Tyler Adams, in his January 11 letter to the editor, claims that some of us are unaware of how government operates. To imply that the citizens of the county don’t know where their tax dollars go is condescending. Of course there’s no “underground vault” where the government hoards services. It’s patronizing to assume we’re so uninformed.
Regarding taxation, Adams proposes that instead of raising funds by tax “coercion,” we can meet our needs through “voluntary exchange” transactions, in which buyers and sellers freely engage in market exchanges – buying food or clothing, for example.
Adams claims taxation is also a transaction, but different in that taxation is involuntary and we are at the mercy of politicians who select the services we receive. Perhaps he forgets that it’s the public servants we elect, who – collaborating with other elected officials – decide by majority how to use taxpayer funds to best support the community.
Governments have a right to levy taxes. And there are solid reasons why we should pay them. Local taxes fund schools, parks, athletic facilities, fire and police, and all functions of local county government. At the state and federal level, taxes are collected for a multitude of services necessary for the economic, safety and social health of the state and its citizens, including national defense.
We are all taxed for services from which we receive no benefit. Taxes are not menu items. If they were, consider these examples:
• I have no children, so I have no vested interest in the school system. Suppose the thousands of us in the county, who don’t have children, decide not to pay taxes for education. Let those who have children in school foot every penny.
• I never drive on Rt. 33, so I don’t want to pay state tax for paving and maintaining this route.
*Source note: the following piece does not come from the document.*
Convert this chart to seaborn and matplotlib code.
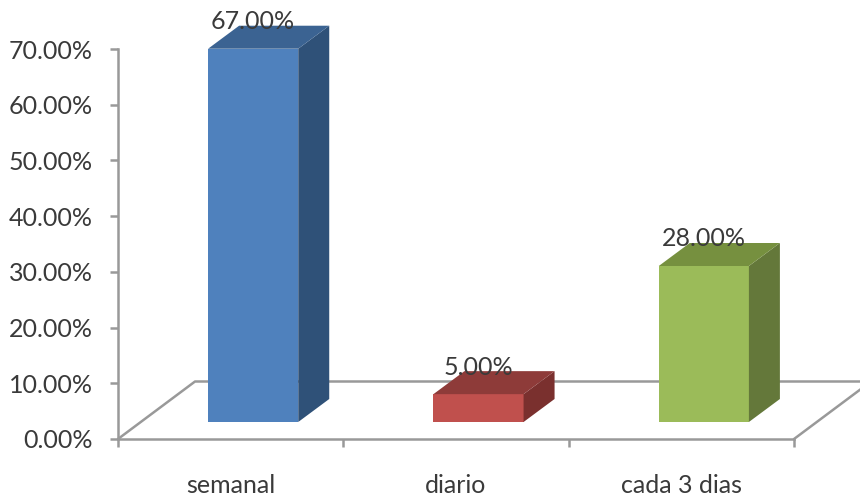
import matplotlib
matplotlib.use("Agg")
import matplotlib.pyplot as plt
import pandas as pd
import seaborn as sns
from matplotlib.patches import Polygon
from matplotlib.ticker import FuncFormatter

categories = ["semanal", "diario", "cada 3 dias"]
values = [67.0, 5.0, 28.0]
front_colors = ["#4F81BD", "#C0504D", "#9BBB59"]
side_colors = ["#2F5178", "#7A302E", "#64783A"]
top_colors = ["#3B6392", "#8E3B39", "#76903F"]
y_ticks = [0, 10, 20, 30, 40, 50, 60, 70]

W, H = 860, 495
L, R, T, B = 118, 794, 49, 439
AXIS = "#999999"
TEXT = "#3a3a3a"
FS = 18
LW = 1.8

sns.set_theme(style="white")
plt.rcParams["font.family"] = ["Lato", "DejaVu Sans"]

fig = plt.figure(figsize=(W / 100, H / 100), dpi=100)
ax = fig.add_axes([L / W, 1 - B / H, (R - L) / W, (B - T) / H])

px_x = 3 / (R - L)          # data units per pixel along x
px_y = 70 / (B - T)         # data units per pixel along y
base = 17 * px_y            # bars stand on the floor, above the front edge
shift = 22.5 * px_x         # bars sit further back on the floor than the labels
dx, dy = 31 * px_x, 23 * px_y
floor_dx, floor_dy = 77 * px_x, 57.5 * px_y

df = pd.DataFrame({"categoria": categories, "valor": values})
sns.barplot(data=df, x="categoria", y="valor", hue="categoria",
            palette=front_colors, legend=False, width=0.4, bottom=base,
            saturation=1, ax=ax, zorder=3, linewidth=0, edgecolor="none")

ax.set_xlim(-0.5, 2.5)
ax.set_ylim(0, 70)

# Floor of the 3D plot
ax.plot([-0.5, -0.5 + floor_dx, 3.0], [0, floor_dy, floor_dy],
        color=AXIS, lw=LW, clip_on=False, zorder=1)
ax.plot([2.5, 2.5 + floor_dx], [0, floor_dy], color=AXIS, lw=LW,
        clip_on=False, zorder=1)

# Depth faces built from each drawn bar
for bar, side, top, val in zip(list(ax.patches), side_colors, top_colors, values):
    bar.set_x(bar.get_x() + shift)
    x0, x1 = bar.get_x(), bar.get_x() + bar.get_width()
    y0, y1 = bar.get_y(), bar.get_y() + bar.get_height()
    ax.add_patch(Polygon([(x1, y0), (x1 + dx, y0 + dy), (x1 + dx, y1 + dy), (x1, y1)],
                         closed=True, fc=side, ec="none", clip_on=False, zorder=3))
    ax.add_patch(Polygon([(x0, y1), (x1, y1), (x1 + dx, y1 + dy), (x0 + dx, y1 + dy)],
                         closed=True, fc=top, ec="none", clip_on=False, zorder=3))
    ax.annotate(f"{val:.2f}%", ((x0 + x1) / 2, y1), xytext=(0, 19.5), textcoords="offset points",
                ha="center", va="center", fontsize=FS, color=TEXT, zorder=5,
                annotation_clip=False)

# Axes
sns.despine(ax=ax, top=True, right=True)
for s in ("left", "bottom"):
    ax.spines[s].set_color(AXIS)
    ax.spines[s].set_linewidth(LW)
    ax.spines[s].set_zorder(2)
ax.set_xlabel("")
ax.set_ylabel("")
ax.set_yticks(y_ticks)
ax.yaxis.set_major_formatter(FuncFormatter(lambda v, _: f"{v:.2f}%"))
ax.set_xticks([-0.5, 0.5, 1.5, 2.5])
ax.set_xticklabels([])
ax.set_xticks([0, 1, 2], labels=categories, minor=True)
ax.tick_params(axis="x", which="major", bottom=True, length=6, width=LW, color=AXIS)
ax.tick_params(axis="x", which="minor", bottom=False, length=0, pad=25,
               labelsize=FS, labelcolor=TEXT)
ax.tick_params(axis="y", which="major", left=True, length=6, width=LW, color=AXIS,
               pad=12, labelsize=FS, labelcolor=TEXT)

fig.savefig("out.png", dpi=100)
Let others who use the road pay for it through increased taxes or high tolls.
• I decide to pay my county taxes for police and fire service. You, my neighbor, elect not to. My house catches fire and the flames move to your house. The fire department extinguishes my house fire but not yours. Sorry.
The same principle applies to funding the county’s broadband towers, which will provide the infrastructure for internet providers. The taxes we will pay for the towers are not only necessary, they’re essential to obtaining the service so many
of us need.
Expenditures from taxation, whether we benefit from them or not, ensure that our county remains economically viable and socially responsible.
Adam’s letter may arise from a desire to install fiber optics, a more robust method of delivering internet service. But fiber will not be installed in the county in the foreseeable future. The population is not large enough. If there were a business case for bringing in fiber, service providers like Verizon and Comcast would already be investing the tens of millions of dollars required for installation.
The board has already voted to construct the towers. Consider this issue resolved and move on.